For families who want to help with more of the purchase price without triggering gift tax, financing the home through an intrafamily loan is a natural alternative.   What makes this version of the strategy attractive right now is the gap between the AFR and prevailing mortgage rates. 

A roughly 1.5-point spread between a long-term AFR and an average 30-year mortgage translates into real savings for the borrower over the life of a loan, and it gives the lender a return that can exceed what they'd otherwise earn on cash or short-term instruments. Interest the borrower pays on an intrafamily mortgage is generally deductible in the same way commercial mortgage interest is, as long as the loan is used to acquire a residence and is properly recorded as a lien against the property. Additionally, the lender can charge an interest only rate and use the annual gift tax exclusion of $19,000 or $38,000 for a couple to forgive the principal each year.  The loan can be completely forgiven over time by utilizing the annual gift tax exclusion each year while the borrower only pays interest.

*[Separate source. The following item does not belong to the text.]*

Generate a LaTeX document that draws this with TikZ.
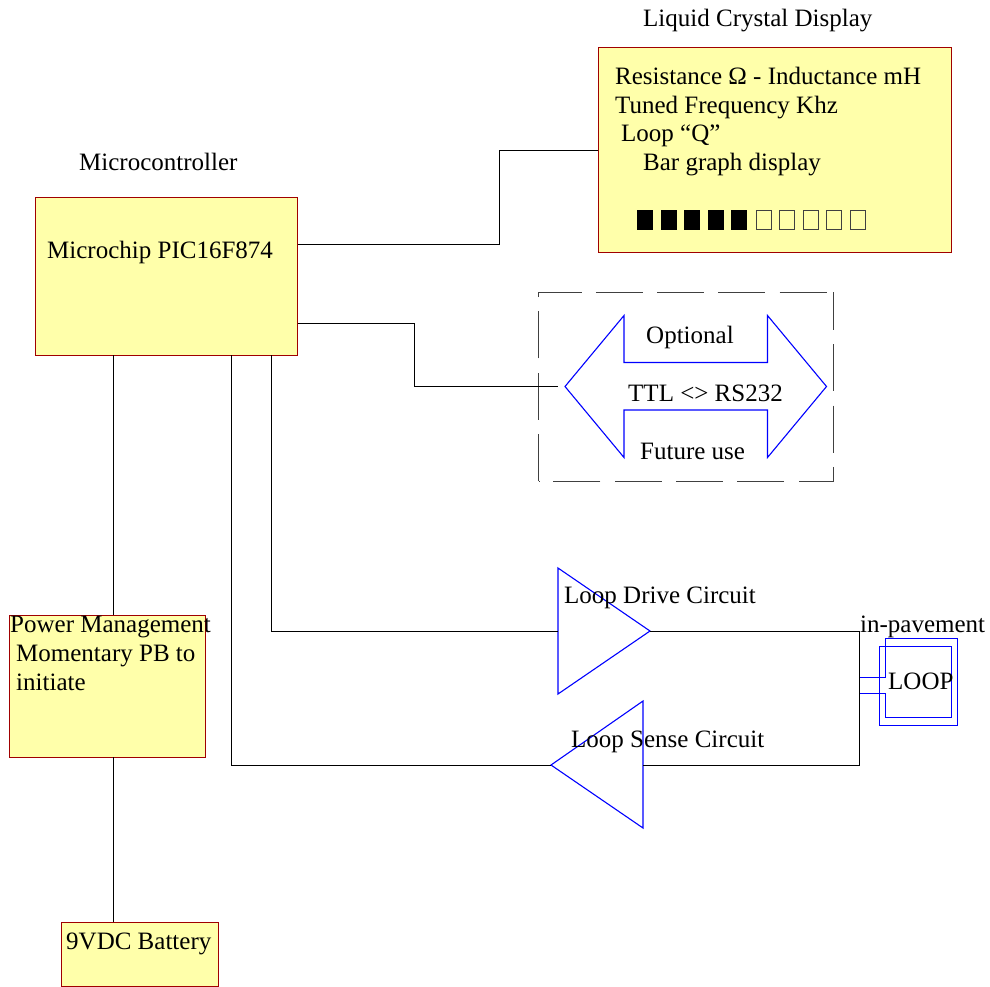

The following is an illustrative example of how an intra-family loan can combine market-rate interest payments with the annual gift tax exclusion to pay off the loan over time.

The Scenario

  • Loan amount: $300,000
  • Term: up to 9 years (mid-term AFR bracket)
  • Interest rate: 4.35% (July 2026 mid-term AFR, annual compounding)
  • Structure: interest-only, with the borrower making monthly interest payments
  • Each year, the lender, a married couple, each gifting $19,000 forgives $38,000 of principal, using the full 2026 combined annual gift tax exclusion

Just as with a commercial mortgage, an existing intrafamily loan can be refinanced when rates move enough to make it worthwhile by redrafting the promissory note at a new rate and having all parties sign off. Refinancing to a lower rate reduces the borrower's cash-flow burden. Given how much mortgage and AFR rates have moved over the past several years, it is worth periodically checking whether an older intrafamily note still reflects current rates or whether refinancing it would serve the family better.

Intrafamily loans remain one of the more flexible tools available for helping family members afford a home, precisely because they don't require using any lifetime gift or estate tax exemption. The tax benefits depend entirely on the loan being treated as a genuine loan with a written note, an AFR-based interest rate, real payments, and proper reporting.